Potentially, you could take this mechanism and build an iopipe on top of the buffered data. This iopipe's elements would be the items themselves, with the underlying buffer hidden in the implementation details. Extending would parse out another set of items, releasing would allow those items to get reclaimed (and the underlying stream data).

This is something I actually wanted to explore with jsoniopipe but didn't have time before the conference. I probably will still build it.

3. build your real code on top of that layer. What do you want to do with the data? Easiest thing to do for proof of concept is build a range out of the functions. That can allow you to test performance with your lower layers. One of the awesome things about iopipe is testing correctness is really easy -- every string is also an iopipe :)

I actually worked with a person at dconf on a similar (maybe identical?) format and explained how it could be done in a very similar way. He was looking to remove data that had a low percentage of correctness (or something like that, not in bioinformatics, so I don't understand the real semantics).

With this mechanism in hand, the decompression is pretty easy to chain together with whatever actual stream you have, just use iopipe.zip.

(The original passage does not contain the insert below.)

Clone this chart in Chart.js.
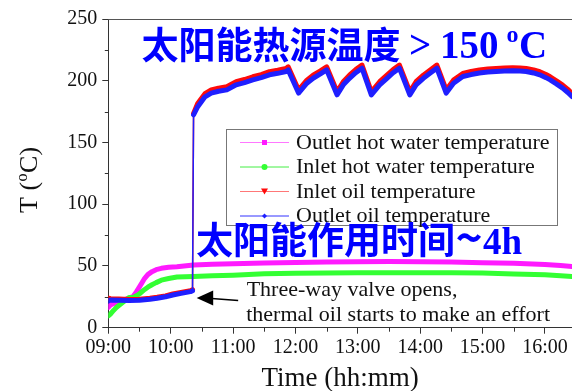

Good luck, and email me if you need more help (schvei...@yahoo.com).

-Steve

Hi Nic and Steve

Thank you both very much for your inputs. I am trying to make use of them. I will try to adapt jsoniopipe for fasta. This is on going and broken code: https://github.com/biocyberman/fastaq . PRs are welcome.

@Nic:
I am too very interested in bringing D to bioinformatics. I will be happy to share information I have. Feel free to email me at vql(.at.)rn.dk and we talk further about it.

@Steve: Yes we talked at dconf 2017. I had to other things so D learning got slow down. I am trying with Fasta format before jumping to Fastq again. The jsoniopipe is full feature, and relatively small project, which can be used to study case. However there are some aspects I still haven't fully understood. Would I be lucky enough to have you make the current broken code of fastaq to work? :) That will definitely save me time and headache dealing with newbie problems.